■仁義なき戦いをフィルムで観た
幸いなことだ。池袋の新文芸坐のスクリーンで、フィルムで、初めの4作を観た。
たしか、菅原文太さんの追悼で「仁義なき戦い」「仁義なき戦い 広島死闘篇」を、
加藤武さんの追悼で「仁義なき戦い 代理戦争」「仁義なき戦い 頂上作戦」を。
映画をフィルムで観るということは、制作者と同じソースを、エッセンスだけ愉しむということだ、という夢をおれは観る。公開当時よりも劣化しているので、製作者の意図どおりばかりではないだろうが、きっと近いんじゃないか。良くも悪くも鮮明「ではない」から、伝わりやすいことと、伝わりにくいことがある。
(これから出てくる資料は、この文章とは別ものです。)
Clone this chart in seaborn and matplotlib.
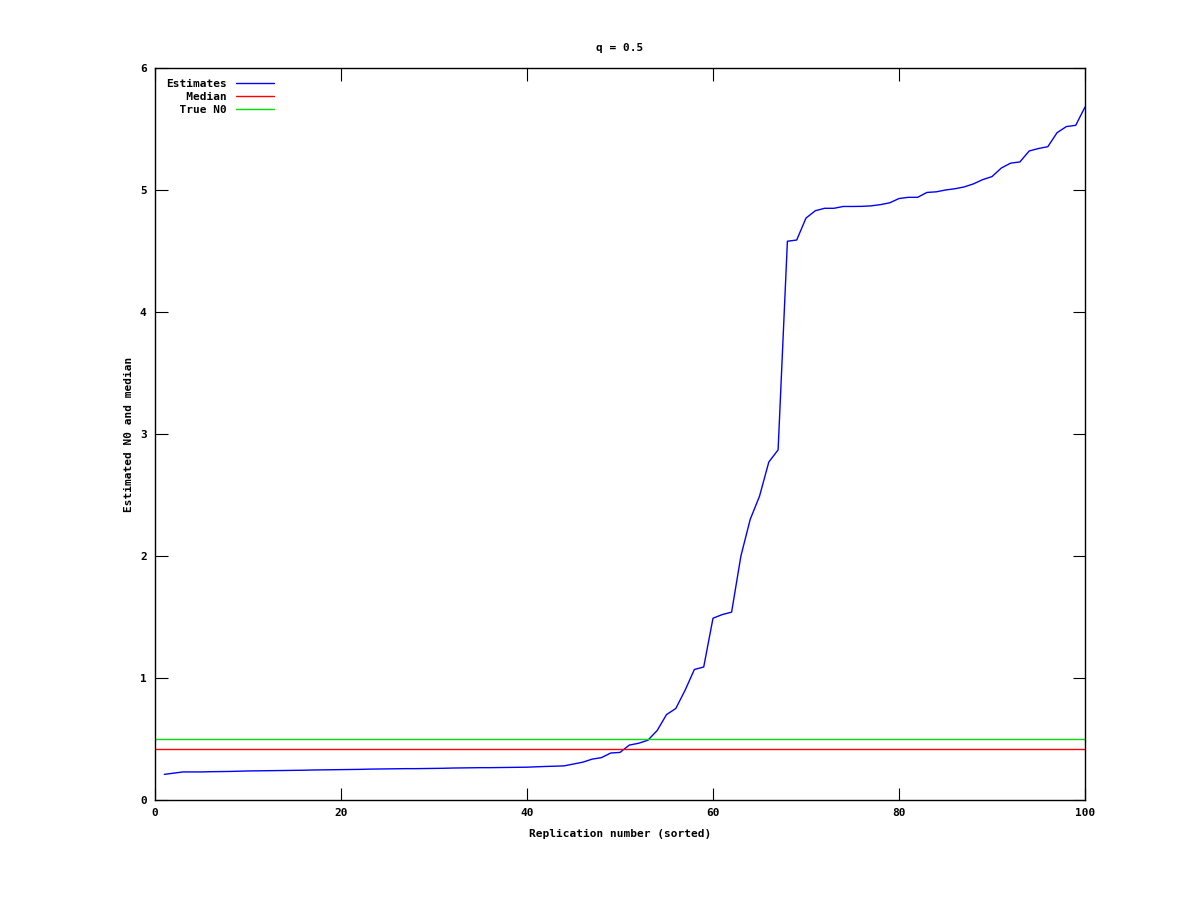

主題や迫力は伝わりやすい。描きこみや言葉は伝わりにくい。はっきり言って、セリフの何割かは聞き取れないので外国映画を観るようだ。外国映画を字幕や吹替なしで観る楽しみに近い。
■ブルーレイ、原作と脚本で確認
ブルーレイで観ると、名優の表情や情景の美しさがわかった。
笠原和夫さんの脚本を読むと、「描きこみ」と「言葉」がわかった。特にフィルムで観た時に気づかなかったツジツマがようやくわかった。飯干晃一さんの原作を読むと、笠原和夫さんの脚本がいかにすごいかがわかった。原作のあちこちに散らばるエッセンスや名台詞が、あの濃厚な脚本に凝縮されていることに驚いた。これは、作品に表れない取材と研究がすごいぞ。笠原和夫さんの資料本が昔、出ていたそうなのでチェックしてみたい。